BTR: Did you grow up on this kind of indie rock/oldies inspired music or did your interest evolve from something else?

BA: I grew up listening to jazz, big band swing, and my mom’s record collection (Carole King/Beach Boys/Beatles). My mom is also a piano player and my older brother was a great alto saxophonist when he was younger, so there was always music in the house. After picking up the trumpet in 4th grade, I was drawn towards music with horns, which tends to be music from back in the day. I loved it all though, and those early days of what was on the radio or the record player are now a huge influence on the sounds that I’m trying to create today.

BTR: What have you been getting into recently with both the label and your own music?

BA: I’ve luckily had enough recorded material on the back-burner to keep me busy during the shutdown, so I’ve been readying some releases to be put out soon. Included in that material is a handful of new original music under my solo act, Billy the Kid, so look out for those coming soon. Also coming soon is the new 45 from soul singer Bobby Harden, as well as the debut album from songwriter Mike Sarason. Since I now also have my own recording studio, Hive Mind Recording, I’ve been trying to expand our operations into the territory of sample replays and commercial recording for TV & Film. So if any music, TV, or movie producers are reading this, hit me up.

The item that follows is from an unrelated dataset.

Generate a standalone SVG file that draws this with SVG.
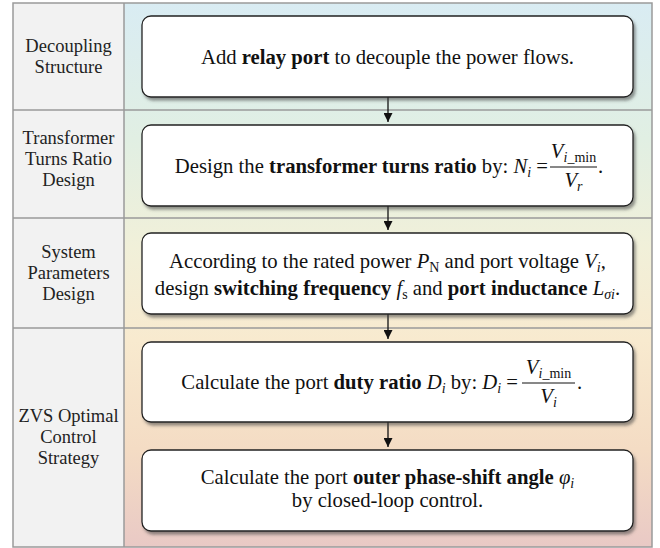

BTR: Why did you go with the name Billy the Kid?

BA: Billy the Kid is the nickname that the Daptone Records crew gave me when I first joined Charles’ band and it just felt right.

BTR: How is everything happening in the world today affecting you creatively?

BA: The shutdown has definitely negatively affected my output creatively but I try not to force anything. If it comes, it comes. I have some material that I’ll be releasing soon that speaks directly to the idiots in power so I’m excited to release that and contribute a positive message to the movement.